What happened on the fringes of Sherman's march also happened deep behind union lines in the regions that had fallen early in the war. They happened in many cases with full sanction of the commanding generals. Sherman himself is known to have even ordered his troops to randomly gun down civilians in order to make examples of them...but that is far from the worst of it.

If you want to truly see the worst of the atrocities, look at what close Lincoln associate and Gen. Ben Butler did in occupied New Orleans. He issued an order permitting his soldiers to use the women of the city as prostitutes in the event that they acted in any way that could be construed as insulting or disrespectful. To suggest that Lincoln did not know what Butler was up to (the two were in contact frequently throughout the war and met many times in Washington both before and after the New Orleans event) is absurd.

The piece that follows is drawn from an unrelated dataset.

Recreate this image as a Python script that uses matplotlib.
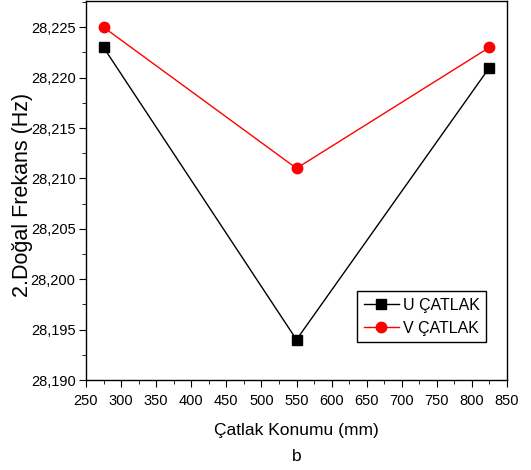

For an even worse though lesser known case, look at what Gen. Robert Milroy, a Sherman subordinate, did in occupied Tennessee. He literally drafted up murder lists of civilians and sent out death squads to execute them. The lists included names of people who had allegedly supported secession, had given food or shelter to confederates, or who were known to have a son in the confederate armies. Evidence was circumstantial at best and almost entirely based on the word of one man who was a unionist spy with many personal grudges against his neighbors. None of them were ever tried - Milroy simply had them executed on the spot. The executions were often brutal and in clear violation of any rule of law. One of the orders, which contains 58 names, directs the troops to execute the mother of a confederate but do so in a manner to make it appear as if it were an accidental shooting. Another order directs them to arrest a civilian and turn him over to Pittman, who would then be permitted to torture and execute the man as a reward for being an informant. Milroy is also known to have thrown the bodies of his victims into a pond and station soldiers there to guard them for several days, ensuring that the other civilians saw the decomposing corpses. He even ordered some of them executed by hanging with a slip knot which, unlike a noose, causes a drawn out painful death by slow strangulation - a revival of a popular torture method from the middle ages. All of this happened deep behind union lines in territories that the yankees had controlled from the early days of the war. It wasn't anywhere near the fringes of operation and therefore cannot be excused as such.